** start of DATASET EXTRACT **

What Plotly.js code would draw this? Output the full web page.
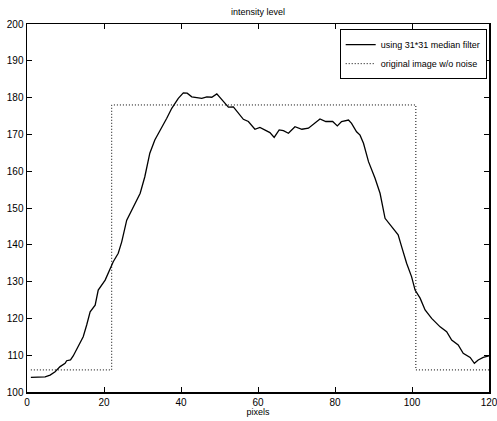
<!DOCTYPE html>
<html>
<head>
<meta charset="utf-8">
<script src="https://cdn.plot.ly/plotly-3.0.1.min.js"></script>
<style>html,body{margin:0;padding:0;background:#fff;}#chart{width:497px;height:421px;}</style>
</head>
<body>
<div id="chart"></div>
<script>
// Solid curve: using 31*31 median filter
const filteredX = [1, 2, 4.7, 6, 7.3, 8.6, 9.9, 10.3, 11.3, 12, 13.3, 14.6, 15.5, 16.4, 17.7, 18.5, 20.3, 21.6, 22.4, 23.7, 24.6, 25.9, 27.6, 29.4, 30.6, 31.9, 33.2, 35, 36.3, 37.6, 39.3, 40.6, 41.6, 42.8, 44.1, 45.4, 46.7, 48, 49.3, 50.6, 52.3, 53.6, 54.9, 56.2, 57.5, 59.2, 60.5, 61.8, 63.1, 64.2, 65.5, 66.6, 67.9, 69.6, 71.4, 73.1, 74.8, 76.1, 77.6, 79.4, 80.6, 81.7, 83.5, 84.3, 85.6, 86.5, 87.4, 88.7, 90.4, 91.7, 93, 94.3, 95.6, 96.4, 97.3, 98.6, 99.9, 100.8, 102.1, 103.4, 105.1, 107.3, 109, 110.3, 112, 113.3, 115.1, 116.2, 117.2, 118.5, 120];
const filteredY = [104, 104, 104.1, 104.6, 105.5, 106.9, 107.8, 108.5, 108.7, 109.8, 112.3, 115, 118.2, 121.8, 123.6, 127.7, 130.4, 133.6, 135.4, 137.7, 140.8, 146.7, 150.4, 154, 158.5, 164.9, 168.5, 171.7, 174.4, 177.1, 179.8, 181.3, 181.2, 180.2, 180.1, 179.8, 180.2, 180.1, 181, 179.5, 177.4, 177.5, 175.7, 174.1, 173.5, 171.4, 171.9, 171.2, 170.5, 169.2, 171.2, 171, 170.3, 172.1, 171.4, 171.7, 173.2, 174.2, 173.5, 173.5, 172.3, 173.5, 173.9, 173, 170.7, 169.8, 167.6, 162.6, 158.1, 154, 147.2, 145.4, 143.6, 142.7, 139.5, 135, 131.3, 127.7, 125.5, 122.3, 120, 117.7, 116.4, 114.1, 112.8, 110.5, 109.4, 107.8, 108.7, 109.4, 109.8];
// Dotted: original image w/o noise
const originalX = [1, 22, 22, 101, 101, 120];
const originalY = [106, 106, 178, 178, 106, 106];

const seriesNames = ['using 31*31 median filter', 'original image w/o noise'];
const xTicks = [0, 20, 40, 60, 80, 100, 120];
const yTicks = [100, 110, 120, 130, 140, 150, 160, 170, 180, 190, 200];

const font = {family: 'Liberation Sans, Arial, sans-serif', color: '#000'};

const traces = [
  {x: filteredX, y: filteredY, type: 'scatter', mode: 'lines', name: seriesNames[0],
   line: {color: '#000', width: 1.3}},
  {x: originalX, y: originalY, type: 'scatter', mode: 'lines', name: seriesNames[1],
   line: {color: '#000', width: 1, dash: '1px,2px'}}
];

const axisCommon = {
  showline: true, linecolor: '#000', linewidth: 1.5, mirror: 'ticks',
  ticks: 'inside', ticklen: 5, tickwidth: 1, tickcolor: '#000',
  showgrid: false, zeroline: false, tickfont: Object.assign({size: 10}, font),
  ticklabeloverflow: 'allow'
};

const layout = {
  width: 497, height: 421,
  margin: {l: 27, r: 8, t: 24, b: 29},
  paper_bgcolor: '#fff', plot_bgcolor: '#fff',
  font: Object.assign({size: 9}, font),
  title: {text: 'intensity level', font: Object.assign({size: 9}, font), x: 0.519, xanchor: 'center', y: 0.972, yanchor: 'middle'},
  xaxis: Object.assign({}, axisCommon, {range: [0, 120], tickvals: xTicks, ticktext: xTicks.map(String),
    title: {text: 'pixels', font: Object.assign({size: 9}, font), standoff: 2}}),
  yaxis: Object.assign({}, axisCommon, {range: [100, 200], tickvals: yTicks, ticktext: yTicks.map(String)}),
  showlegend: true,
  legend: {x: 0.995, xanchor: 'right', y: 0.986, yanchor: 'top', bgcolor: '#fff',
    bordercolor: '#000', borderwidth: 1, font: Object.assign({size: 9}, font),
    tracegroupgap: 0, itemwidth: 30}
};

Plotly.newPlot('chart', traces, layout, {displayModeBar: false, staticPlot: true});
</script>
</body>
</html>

** end of DATASET EXTRACT **

THE PROBLEM: Reproduce the material above verbatim; omit every picture.

EXERCISE OUTPUT:
What Plotly.js code would draw this? Output the full web page.
<!DOCTYPE html>
<html>
<head>
<meta charset="utf-8">
<script src="https://cdn.plot.ly/plotly-3.0.1.min.js"></script>
<style>html,body{margin:0;padding:0;background:#fff;}#chart{width:497px;height:421px;}</style>
</head>
<body>
<div id="chart"></div>
<script>
// Solid curve: using 31*31 median filter
const filteredX = [1, 2, 4.7, 6, 7.3, 8.6, 9.9, 10.3, 11.3, 12, 13.3, 14.6, 15.5, 16.4, 17.7, 18.5, 20.3, 21.6, 22.4, 23.7, 24.6, 25.9, 27.6, 29.4, 30.6, 31.9, 33.2, 35, 36.3, 37.6, 39.3, 40.6, 41.6, 42.8, 44.1, 45.4, 46.7, 48, 49.3, 50.6, 52.3, 53.6, 54.9, 56.2, 57.5, 59.2, 60.5, 61.8, 63.1, 64.2, 65.5, 66.6, 67.9, 69.6, 71.4, 73.1, 74.8, 76.1, 77.6, 79.4, 80.6, 81.7, 83.5, 84.3, 85.6, 86.5, 87.4, 88.7, 90.4, 91.7, 93, 94.3, 95.6, 96.4, 97.3, 98.6, 99.9, 100.8, 102.1, 103.4, 105.1, 107.3, 109, 110.3, 112, 113.3, 115.1, 116.2, 117.2, 118.5, 120];
const filteredY = [104, 104, 104.1, 104.6, 105.5, 106.9, 107.8, 108.5, 108.7, 109.8, 112.3, 115, 118.2, 121.8, 123.6, 127.7, 130.4, 133.6, 135.4, 137.7, 140.8, 146.7, 150.4, 154, 158.5, 164.9, 168.5, 171.7, 174.4, 177.1, 179.8, 181.3, 181.2, 180.2, 180.1, 179.8, 180.2, 180.1, 181, 179.5, 177.4, 177.5, 175.7, 174.1, 173.5, 171.4, 171.9, 171.2, 170.5, 169.2, 171.2, 171, 170.3, 172.1, 171.4, 171.7, 173.2, 174.2, 173.5, 173.5, 172.3, 173.5, 173.9, 173, 170.7, 169.8, 167.6, 162.6, 158.1, 154, 147.2, 145.4, 143.6, 142.7, 139.5, 135, 131.3, 127.7, 125.5, 122.3, 120, 117.7, 116.4, 114.1, 112.8, 110.5, 109.4, 107.8, 108.7, 109.4, 109.8];
// Dotted: original image w/o noise
const originalX = [1, 22, 22, 101, 101, 120];
const originalY = [106, 106, 178, 178, 106, 106];

const seriesNames = ['using 31*31 median filter', 'original image w/o noise'];
const xTicks = [0, 20, 40, 60, 80, 100, 120];
const yTicks = [100, 110, 120, 130, 140, 150, 160, 170, 180, 190, 200];

const font = {family: 'Liberation Sans, Arial, sans-serif', color: '#000'};

const traces = [
  {x: filteredX, y: filteredY, type: 'scatter', mode: 'lines', name: seriesNames[0],
   line: {color: '#000', width: 1.3}},
  {x: originalX, y: originalY, type: 'scatter', mode: 'lines', name: seriesNames[1],
   line: {color: '#000', width: 1, dash: '1px,2px'}}
];

const axisCommon = {
  showline: true, linecolor: '#000', linewidth: 1.5, mirror: 'ticks',
  ticks: 'inside', ticklen: 5, tickwidth: 1, tickcolor: '#000',
  showgrid: false, zeroline: false, tickfont: Object.assign({size: 10}, font),
  ticklabeloverflow: 'allow'
};

const layout = {
  width: 497, height: 421,
  margin: {l: 27, r: 8, t: 24, b: 29},
  paper_bgcolor: '#fff', plot_bgcolor: '#fff',
  font: Object.assign({size: 9}, font),
  title: {text: 'intensity level', font: Object.assign({size: 9}, font), x: 0.519, xanchor: 'center', y: 0.972, yanchor: 'middle'},
  xaxis: Object.assign({}, axisCommon, {range: [0, 120], tickvals: xTicks, ticktext: xTicks.map(String),
    title: {text: 'pixels', font: Object.assign({size: 9}, font), standoff: 2}}),
  yaxis: Object.assign({}, axisCommon, {range: [100, 200], tickvals: yTicks, ticktext: yTicks.map(String)}),
  showlegend: true,
  legend: {x: 0.995, xanchor: 'right', y: 0.986, yanchor: 'top', bgcolor: '#fff',
    bordercolor: '#000', borderwidth: 1, font: Object.assign({size: 9}, font),
    tracegroupgap: 0, itemwidth: 30}
};

Plotly.newPlot('chart', traces, layout, {displayModeBar: false, staticPlot: true});
</script>
</body>
</html>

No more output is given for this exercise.